If you’re an attachment parenting mama who has trained herself to always consider her child’s point of view, you may struggle to avoid permissive parenting. It took time for me to overcome the authoritarian/permissive discipline swing and get on a even keel of gentle discipline. (Gentle parenting is not permissive parenting.)

Rest assured that discipline is not a dirty word. Gentle discipline gives your child clear guidelines for how to get her needs met and for how to handle big emotions. Gentle discipline doesn’t seek to simply turn off bad behavior instantly without bothering to go deeper for solutions to that behavior in the future.
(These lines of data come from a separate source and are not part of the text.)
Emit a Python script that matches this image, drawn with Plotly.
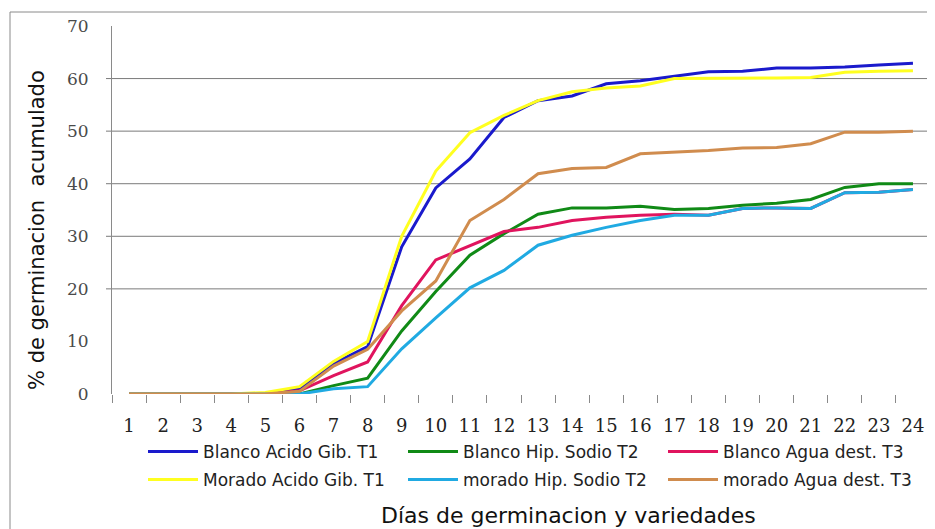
import plotly.graph_objects as go

days = [str(i) for i in range(1, 25)]

blanco_acido_t1 = [0, 0, 0, 0, 0, 1.0, 5.8, 9.0, 28.0, 39.2, 44.7, 52.6, 55.8, 56.7, 59.0, 59.6, 60.5, 61.3, 61.4, 62.0, 62.0, 62.2, 62.6, 62.9]
blanco_hip_t2 = [0, 0, 0, 0, 0, 0.0, 1.6, 3.0, 12.0, 19.5, 26.4, 30.5, 34.2, 35.4, 35.4, 35.7, 35.1, 35.3, 35.9, 36.3, 37.0, 39.3, 40.0, 40.0]
blanco_agua_t3 = [0, 0, 0, 0, 0, 0.6, 3.5, 6.1, 16.8, 25.5, 28.2, 30.9, 31.7, 33.0, 33.6, 34.0, 34.2, 34.0, 35.3, 35.4, 35.3, 38.3, 38.4, 38.9]
morado_acido_t1 = [0, 0, 0, 0, 0.3, 1.4, 6.2, 10.0, 30.0, 42.4, 49.7, 53.0, 55.8, 57.5, 58.2, 58.6, 60.0, 60.0, 60.0, 60.1, 60.2, 61.2, 61.4, 61.5]
morado_hip_t2 = [0, 0, 0, 0, 0, 0.0, 1.0, 1.4, 8.6, 14.5, 20.2, 23.5, 28.3, 30.2, 31.7, 33.0, 34.0, 34.0, 35.3, 35.4, 35.3, 38.3, 38.4, 38.9]
morado_agua_t3 = [0, 0, 0, 0, 0, 0.5, 5.3, 8.5, 15.8, 21.5, 33.0, 37.0, 41.9, 42.9, 43.1, 45.7, 46.0, 46.3, 46.8, 46.9, 47.6, 49.8, 49.8, 50.0]

series_names = ["Blanco Acido Gib. T1", "Blanco Hip. Sodio T2", "Blanco Agua dest. T3",
                "Morado Acido Gib. T1", "morado Hip. Sodio T2", "morado Agua dest. T3"]
series_values = [blanco_acido_t1, blanco_hip_t2, blanco_agua_t3,
                 morado_acido_t1, morado_hip_t2, morado_agua_t3]
series_colors = ["#1A1ACC", "#108A16", "#E0145E", "#FFFF20", "#20AAE2", "#D08C4E"]
legend_ids = ["legend", "legend", "legend", "legend2", "legend2", "legend2"]

y_ticks = [0, 10, 20, 30, 40, 50, 60, 70]
grid_values = [20, 30, 40, 50, 60]

fig = go.Figure()
for name, vals, col, lg in zip(series_names, series_values, series_colors, legend_ids):
    fig.add_trace(go.Scatter(x=days, y=vals, mode="lines", name=name,
                             line=dict(color=col, width=3), legend=lg))

# the page shows the figure 8px in from its top-left corner
OFF = 8
W, H = 935 - OFF, 529 - OFF
# plot area in reference pixels: x 112..930, y 26..394
L = 112 - OFF
T = 26 - OFF
R = W - (930 - OFF)
B = H - (394 - OFF)
pw = W - L - R
ph = H - T - B

def px_x(x):
    return (x - OFF - L) / pw

def px_y(y):
    return (H - B - (y - OFF)) / ph

shapes = []
for g in grid_values:
    shapes.append(dict(type="line", xref="paper", yref="y", x0=px_x(106), x1=1.0,
                       y0=g, y1=g, line=dict(color="#7a7a7a", width=1), layer="below"))
shapes.append(dict(type="rect", xref="paper", yref="paper", x0=px_x(10), x1=px_x(960),
                   y0=px_y(560), y1=px_y(12), line=dict(color="#8a8a8a", width=1)))

legend_font = dict(family="DejaVu Sans", size=17, color="#222222")

fig.update_layout(
    width=W, height=H,
    margin=dict(l=L, r=R, t=T, b=B, autoexpand=False),
    paper_bgcolor="white", plot_bgcolor="white",
    shapes=shapes,
    xaxis=dict(type="category", showgrid=False, showline=False, zeroline=False,
               ticks="outside", tickson="boundaries", ticklen=8, tickcolor="#8a8a8a",
               ticklabelstandoff=19,
               tickfont=dict(family="DejaVu Serif", size=18, color="#222222"),
               range=[-0.5, 23.5]),
    yaxis=dict(range=[0, 70], tickvals=y_ticks, showgrid=False, zeroline=False,
               showline=True, linecolor="#8a8a8a", linewidth=1, ticks="",
               ticklabelstandoff=19,
               tickfont=dict(family="DejaVu Serif", size=17, color="#4a4a4a")),
    legend=dict(orientation="h", x=px_x(143), y=px_y(452), xanchor="left", yanchor="middle",
                entrywidth=195, entrywidthmode="pixels", font=legend_font, itemwidth=50,
                bgcolor="rgba(0,0,0,0)", tracegroupgap=0),
    legend2=dict(orientation="h", x=px_x(143), y=px_y(480), xanchor="left", yanchor="middle",
                 entrywidth=195, entrywidthmode="pixels", font=legend_font, itemwidth=50,
                 bgcolor="rgba(0,0,0,0)", tracegroupgap=0),
    annotations=[
        dict(text="Días de germinacion y variedades", xref="paper", yref="paper",
             x=px_x(568), y=px_y(515), showarrow=False, xanchor="center", yanchor="middle",
             font=dict(family="DejaVu Sans", size=22, color="#111111")),
        dict(text="% de germinacion  acumulado", xref="paper", yref="paper",
             x=px_x(37), y=px_y(230), showarrow=False, xanchor="center", yanchor="middle",
             textangle=-90, font=dict(family="DejaVu Sans", size=21, color="#111111")),
    ],
    showlegend=True,
)

fig.write_html("out.html")
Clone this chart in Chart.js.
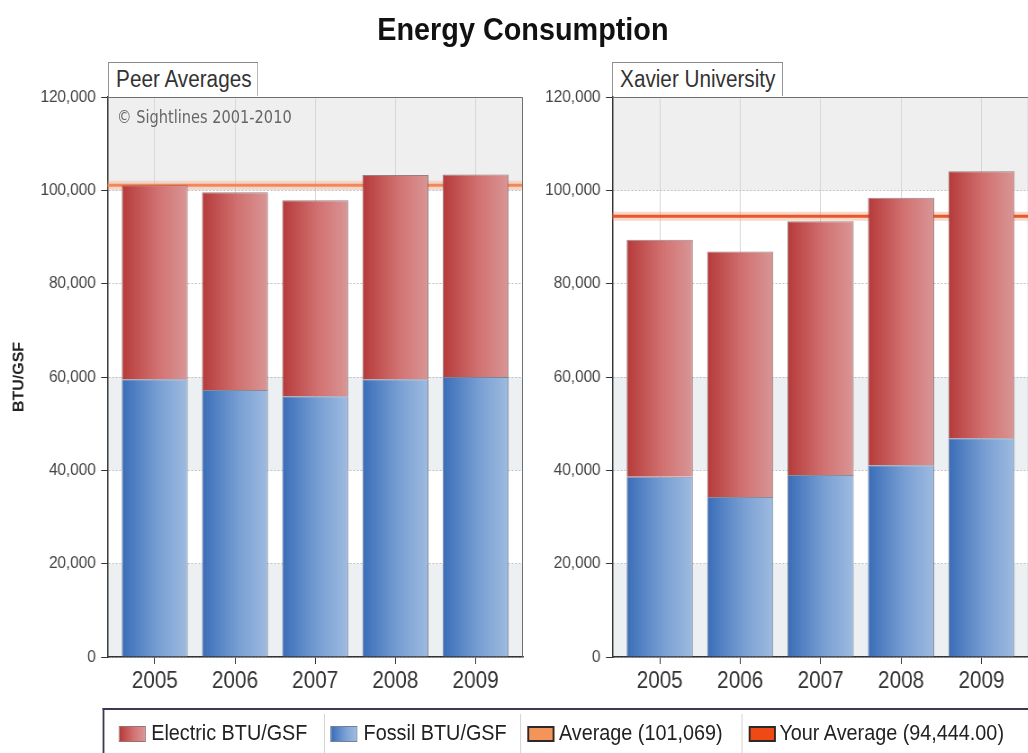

How to be Sure You’re Using Gentle Discipline

Make no mistake – gentle discipline is hard work. Gentle discipline requires a lot from parents. Gentle discipline is not some airy-fairy, earth mama, non-coercive discipline thing.

The ‘gentle’ in gentle discipline refers to the way you keep your cool under pressure, respond to your child with patience, and see their misbehavior as an expression of unmet needs and not their evil plan to take you down one tantrum at a time.

If your intention while disciplining your child is to help them learn to properly express their emotions, help you and others understand their needs, and come up with solutions to prevent bad behavior in the future then you’re on the right track.

When you choose to use discipline methods that shut down your children, temporarily stop misbehavior, shame your children, or give you an outlet to express your big feelings about their behavior in a violent way (yelling, hitting, etc) then you’re not on the gentle discipline path.